─── RECORDS PROVIDED ───

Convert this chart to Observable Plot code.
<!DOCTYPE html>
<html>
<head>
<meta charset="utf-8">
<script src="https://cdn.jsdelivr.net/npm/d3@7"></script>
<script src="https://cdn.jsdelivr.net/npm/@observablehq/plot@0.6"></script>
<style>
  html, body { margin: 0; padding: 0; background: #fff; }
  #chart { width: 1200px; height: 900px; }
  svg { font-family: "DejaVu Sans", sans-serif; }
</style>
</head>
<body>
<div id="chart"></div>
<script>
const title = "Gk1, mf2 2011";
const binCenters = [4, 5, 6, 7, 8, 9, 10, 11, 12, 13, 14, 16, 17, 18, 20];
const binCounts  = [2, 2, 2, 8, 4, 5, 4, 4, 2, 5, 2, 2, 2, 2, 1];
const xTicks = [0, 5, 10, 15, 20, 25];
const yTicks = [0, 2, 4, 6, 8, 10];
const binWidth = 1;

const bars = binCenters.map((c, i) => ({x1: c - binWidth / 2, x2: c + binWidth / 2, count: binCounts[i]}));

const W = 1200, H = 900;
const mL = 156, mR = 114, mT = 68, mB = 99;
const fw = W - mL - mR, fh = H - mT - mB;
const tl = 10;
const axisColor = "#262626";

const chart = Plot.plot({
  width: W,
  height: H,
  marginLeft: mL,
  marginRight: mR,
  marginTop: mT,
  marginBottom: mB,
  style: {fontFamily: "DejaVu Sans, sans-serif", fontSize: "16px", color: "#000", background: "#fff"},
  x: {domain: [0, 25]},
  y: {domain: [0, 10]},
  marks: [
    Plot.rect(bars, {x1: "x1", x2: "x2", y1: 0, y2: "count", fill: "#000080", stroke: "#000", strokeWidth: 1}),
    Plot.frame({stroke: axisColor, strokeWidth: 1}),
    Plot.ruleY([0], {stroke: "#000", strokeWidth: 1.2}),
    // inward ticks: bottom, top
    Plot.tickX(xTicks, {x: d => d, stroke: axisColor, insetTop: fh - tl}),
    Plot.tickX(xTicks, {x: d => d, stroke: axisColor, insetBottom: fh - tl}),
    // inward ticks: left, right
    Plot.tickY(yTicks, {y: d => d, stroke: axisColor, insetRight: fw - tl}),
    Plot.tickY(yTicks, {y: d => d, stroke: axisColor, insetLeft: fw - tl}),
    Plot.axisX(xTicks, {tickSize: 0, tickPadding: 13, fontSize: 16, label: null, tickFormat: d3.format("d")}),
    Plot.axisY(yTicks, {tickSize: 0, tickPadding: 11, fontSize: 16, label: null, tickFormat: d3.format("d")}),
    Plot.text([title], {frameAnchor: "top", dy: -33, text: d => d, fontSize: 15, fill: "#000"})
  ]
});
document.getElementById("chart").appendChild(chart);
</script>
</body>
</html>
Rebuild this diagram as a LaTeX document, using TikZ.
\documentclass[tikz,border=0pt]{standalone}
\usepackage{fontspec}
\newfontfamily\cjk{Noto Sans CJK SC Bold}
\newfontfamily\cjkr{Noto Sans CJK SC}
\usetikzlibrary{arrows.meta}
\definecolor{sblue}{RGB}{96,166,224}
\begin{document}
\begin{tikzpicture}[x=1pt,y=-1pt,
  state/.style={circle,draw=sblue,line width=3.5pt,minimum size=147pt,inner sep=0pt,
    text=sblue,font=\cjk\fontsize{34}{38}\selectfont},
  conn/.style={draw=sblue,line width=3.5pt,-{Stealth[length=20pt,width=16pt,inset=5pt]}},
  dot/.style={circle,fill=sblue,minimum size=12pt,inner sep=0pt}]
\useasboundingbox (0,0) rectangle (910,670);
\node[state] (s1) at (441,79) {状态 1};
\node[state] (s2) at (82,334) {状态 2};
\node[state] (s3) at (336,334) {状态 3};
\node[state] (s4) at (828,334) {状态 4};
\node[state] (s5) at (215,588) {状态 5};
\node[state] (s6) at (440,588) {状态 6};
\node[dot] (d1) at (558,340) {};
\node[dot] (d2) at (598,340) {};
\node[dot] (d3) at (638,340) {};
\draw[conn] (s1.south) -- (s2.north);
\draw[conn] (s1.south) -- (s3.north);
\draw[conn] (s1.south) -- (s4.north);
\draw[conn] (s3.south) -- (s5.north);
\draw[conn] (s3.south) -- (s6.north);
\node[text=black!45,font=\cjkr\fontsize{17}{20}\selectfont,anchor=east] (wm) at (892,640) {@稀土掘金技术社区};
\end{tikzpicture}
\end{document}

───

> **YOUR INSTRUCTIONS**: Using the entries above, return each line that includes the word "chart".

> **TASK OUTPUT**:
Convert this chart to Observable Plot code.
  #chart { width: 1200px; height: 900px; }
<div id="chart"></div>
const chart = Plot.plot({
document.getElementById("chart").appendChild(chart);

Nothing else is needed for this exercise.